You didn't ask me why I omitted "@" from the name of Bernie's North Korean soulmate 😁

Thanks for the validation!

lol. that was epic!

LMAO.. You don mad!! 😂😂😂

How we go do 😁

This post made me so happy. That bulligation would be well earned and what a nasty image imagining those guys getting kinky wouldnt mattet how good looking you may be 🤢

It will be a bonus point for some peace on Steemit

Masterpiece

Thanks Jay. You should drop something from your illmind menh. Drop something

Lol, I will in due time, I prefer writing when the inspiration comes to me. I didn't get to see your take on this https://steemit.com/writing/@atikajayboy/illmind-fab6986d185cc

Hehe... Waters I am more happy not to thread on. Replied tho.

Wow

This is interesting. I like your approach

I doubt it I can do it

I'll try though

Blessings

Ah... you are more than capable. The rules are very straightforward

Okay

Thanks for the encouragement

Do I send in an entry now or wait for the next round?

Deadline is on Friday 04:00 GMT. Send an entry if you can beat it or wait for next round.

slow clap from you sensei

👍👍👍 & half - Titillating the funny boner in blatantly truthful ways

Gracias chief

whenever i come by and if time permitting, I'll upvote as many of your commenters to encourage them for coming to visit, upvote, and reply back to you....this will send a positive message of appreciating for their thoughtful support to dear ole' holy

Thanks so much Sensei.
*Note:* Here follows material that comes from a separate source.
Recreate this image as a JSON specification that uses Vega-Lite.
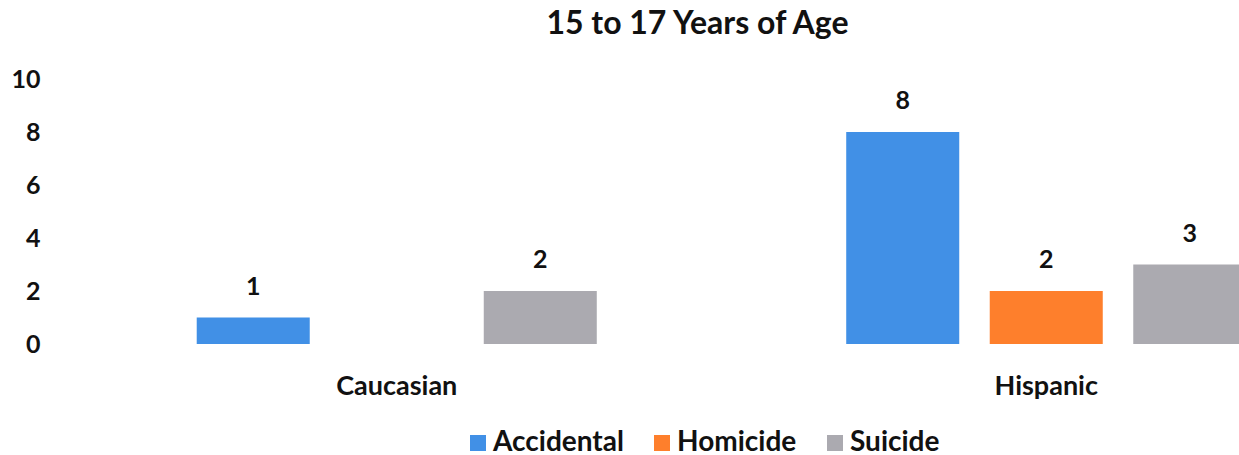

Although getting more new COMers has been dulling, the very few who make it will sure treat the funny community to a blast. Expect something lit from iamthgray

This was brilliant! got my vote!

I am dancing in the moonlight. Thanks!

So interesting and funny at the same time!
Got me glued to the end.

Glad I could. Thanks for reading too. Your kind is rare!